A Tale of 2 EV Townhouses
Started by 30yrs_RE_20_in_REO
over 6 years ago
Posts: 9878
Member since: Mar 2009
Discussion about 64 East 7th Street
This one closed for over $15 million, while this one: https://streeteasy.com/sale/1394072?context%5Bcontroller%5D=%23%3CBuildingController%3A0x000055c5948e6750%3E&context%5Bcurrent_user%5D=1040784&hide_if_empty=true§ion=sales Seems to be struggling at not much more than half of that. Aside from the elevator are they that much different?
Ignoring the price for a moment, the one on second street is not really renovated to the standard of today’s townhouse buyer. Then there is commercialesque space at the bottom. Many buyers will look at this as a gut Reno project.
Location better for 7th street but still East Village for both.
That said, I would have thought 7th street would have sold for 10mm ish. And 2nd street fair price is probably $1mm lower.
On the 7th street, the taxes are incredibly low. So add $1mm. $10-12mm is what I would have thought.
$15,750,000 for a landmarked 1837 facade? I was thinking maybe somebody next door or with an abutting property bought it, but that doesn't seem likely based on what's around it. Perhaps an unfortunate accident will occur during renovation and the poor property owner will have no choice but to demolish it and redevelop the site.

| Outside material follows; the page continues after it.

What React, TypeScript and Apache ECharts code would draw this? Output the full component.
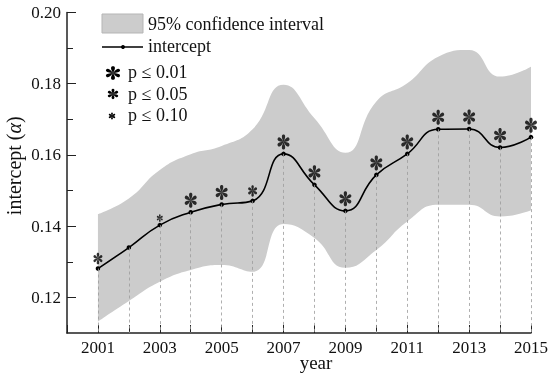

113 2nd St. isn't even landmarked.
7th street is already renovated as per the listing description.
Could it have to do with the fact that it's configured as a two-family building? Is there a tenant they can't get rid of? Would recreating a single-family use space be overly costly?
Which one?
AFAIK it's currently totally vacant.
If I'm reading the description of the first one correctly, it sounds like it is fully renovated and 25 ft wide. Widths of 25ft and wider seem to command a massive premium as compared to 20ft and narrower. I personally think it is a bit silly, but that tends to be the case.
It seems that brokers are struggling to advise owners on appropriate sales prices for a lot of townhouses, so a lot of them are just languishing on the market. I think that people who owned these houses got a warped view of their value drilled into their heads and coming to reality seems particularly painful, perhaps because the comps are harder to specify.
2nd street is also 25 foot wide. Premium (not saying what the right price or percentage premium is) over say 20 foot is justified as in a 20 foot you can’t have two side by side bedrooms and percentage of wasted space is much higher in 20 foot (exterior walls, stairs, hallway, landings all use up the same square footage. Also parlor floor is much grander in a wider townhouse. 18 foot starts to feel like rail road apartment.
NB the whole reason I chose these 2 is because they are both 25 footers.
However I'll also note that you have to look at style as well as width (which is often overlooked by the marketplace). A 16 foot Italianate often has grander rooms than a 20 foot Federal.
30, Do you mind posting a couple of random samples of each - just for fun?
It's something I became acutely aware of when I owned 27 West 9th St (see those checkerboard linoleum floors in the garden duplex and 3rd floor units? I laid those myself). Compare the living room of the house (the front room in this unit:
https://streeteasy.com/rental/1688289)
With the same width house at 43 West 12th St:
https://streeteasy.com/sale/1396794?featured=1
With the 22.5 foot wide 127 West 12th St:
https://streeteasy.com/sale/1363390?featured=1
Thank you. So higher ceilings on the parlor floor generally in Italianate? Federal facade naturally is nothing special.
In Italianate you usually have a short stoop and the parlor is one flight up as opposed to the level where the entry is.
TeamM
I agree with your comments about the pricing difficulties in the townhouse market. OTOH when one comes on at what seems to be a reasonable price there's a flurry of activity. Look at 219 East 17th St https://streeteasy.com/sale/1402760
As far as I can tell, they put it on the market, got a flurry of activity, raised the price, and then were so confused that they took it off the market. All in less than 2 months.
My mistake. I did not realize that the second house is also 25 ft wide.
I considered 2nd street one when it was a court sale but was $1mm lower than the actual sale price as I was concerned about market depth for fully renovated house in that location.
Which reminds me of the old joke about laying linoleum.
It didn't take long to come back on the market. What will they get this time? And where is TeamM?
Hmm, a 20% price increase over 2019 while the East Village is falling apart? If the townhouse market was tough to price in 2019, it is a crap-shoot now, but certainly nowhere near this price. As was the case decades ago, if people continue to feel less safe in NY, single family houses are going to trade at a significant discount to apartments.
I am not sure why folks use an LLC to buy property, and then sign the document themselves. But it appears this was bought by one of the great computer science minds of our time and co-founder of Sun Microsystems.
"use an LLC to buy property, and then sign the document themselves"
"Privacy" isn't the only reason. Can also be for estate planning, joint ownership, or other reasons.
nyc_sport,
You this had anything to do with the decision?